§ **THE INPUT**
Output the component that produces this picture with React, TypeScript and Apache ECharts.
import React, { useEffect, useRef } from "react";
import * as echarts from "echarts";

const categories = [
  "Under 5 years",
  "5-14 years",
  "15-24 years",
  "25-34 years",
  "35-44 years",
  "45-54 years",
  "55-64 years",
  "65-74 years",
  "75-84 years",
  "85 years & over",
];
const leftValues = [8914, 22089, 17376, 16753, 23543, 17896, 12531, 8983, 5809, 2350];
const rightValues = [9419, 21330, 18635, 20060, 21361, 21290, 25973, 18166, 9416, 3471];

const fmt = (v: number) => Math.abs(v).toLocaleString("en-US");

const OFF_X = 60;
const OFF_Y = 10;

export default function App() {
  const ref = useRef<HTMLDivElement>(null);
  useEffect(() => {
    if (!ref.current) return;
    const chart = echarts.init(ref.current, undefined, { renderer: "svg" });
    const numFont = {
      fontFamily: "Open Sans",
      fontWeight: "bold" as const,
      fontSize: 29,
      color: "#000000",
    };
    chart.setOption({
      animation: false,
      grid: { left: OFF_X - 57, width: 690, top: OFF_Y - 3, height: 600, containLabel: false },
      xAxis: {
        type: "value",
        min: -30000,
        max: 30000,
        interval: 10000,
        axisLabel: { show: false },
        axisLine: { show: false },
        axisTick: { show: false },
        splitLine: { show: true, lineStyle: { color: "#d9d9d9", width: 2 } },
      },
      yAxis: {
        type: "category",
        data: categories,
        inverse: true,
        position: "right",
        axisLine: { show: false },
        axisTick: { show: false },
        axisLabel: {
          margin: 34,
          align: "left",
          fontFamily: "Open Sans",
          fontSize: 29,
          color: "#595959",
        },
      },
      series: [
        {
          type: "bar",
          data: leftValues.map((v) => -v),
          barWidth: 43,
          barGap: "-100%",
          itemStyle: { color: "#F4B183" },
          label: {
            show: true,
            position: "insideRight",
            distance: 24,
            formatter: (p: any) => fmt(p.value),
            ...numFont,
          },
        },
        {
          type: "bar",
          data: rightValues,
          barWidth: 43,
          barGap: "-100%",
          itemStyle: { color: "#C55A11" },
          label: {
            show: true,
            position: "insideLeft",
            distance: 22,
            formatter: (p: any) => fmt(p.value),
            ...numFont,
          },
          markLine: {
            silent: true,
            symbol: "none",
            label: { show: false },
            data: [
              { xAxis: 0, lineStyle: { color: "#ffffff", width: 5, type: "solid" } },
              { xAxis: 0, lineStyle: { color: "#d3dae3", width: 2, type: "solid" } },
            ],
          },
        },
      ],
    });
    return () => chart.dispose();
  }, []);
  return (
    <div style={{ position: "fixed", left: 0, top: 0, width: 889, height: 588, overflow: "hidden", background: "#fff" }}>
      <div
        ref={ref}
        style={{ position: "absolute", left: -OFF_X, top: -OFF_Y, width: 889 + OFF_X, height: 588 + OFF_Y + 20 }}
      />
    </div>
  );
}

...

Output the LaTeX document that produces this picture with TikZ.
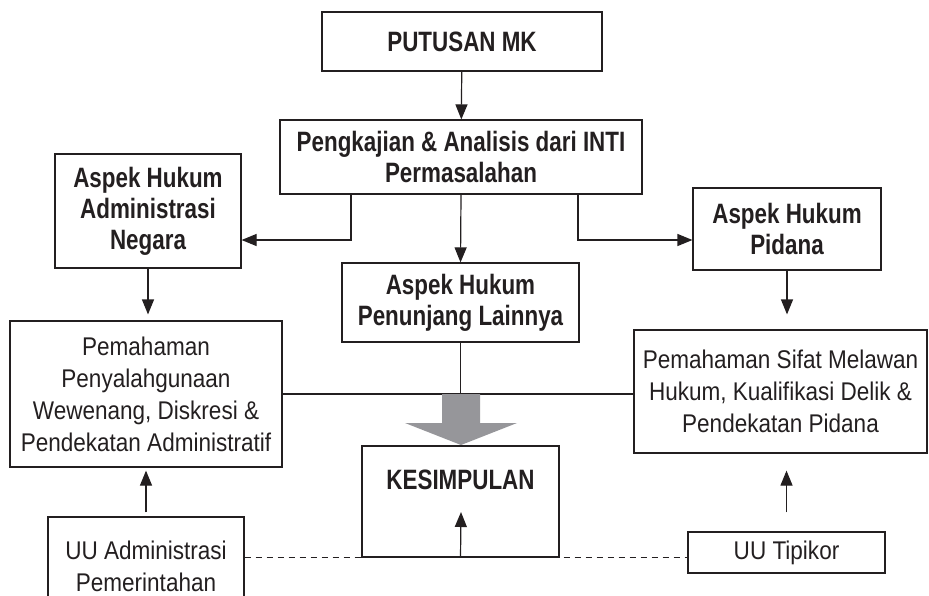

§ **DIRECTIONS FOR THIS TASK**
Starting at the line that holds "Output the component", copy each line exactly and stop after the line that holds "const OFF_Y = 10;".

§ **OUTPUT**
Output the component that produces this picture with React, TypeScript and Apache ECharts.
import React, { useEffect, useRef } from "react";
import * as echarts from "echarts";

const categories = [
  "Under 5 years",
  "5-14 years",
  "15-24 years",
  "25-34 years",
  "35-44 years",
  "45-54 years",
  "55-64 years",
  "65-74 years",
  "75-84 years",
  "85 years & over",
];
const leftValues = [8914, 22089, 17376, 16753, 23543, 17896, 12531, 8983, 5809, 2350];
const rightValues = [9419, 21330, 18635, 20060, 21361, 21290, 25973, 18166, 9416, 3471];

const fmt = (v: number) => Math.abs(v).toLocaleString("en-US");

const OFF_X = 60;
const OFF_Y = 10;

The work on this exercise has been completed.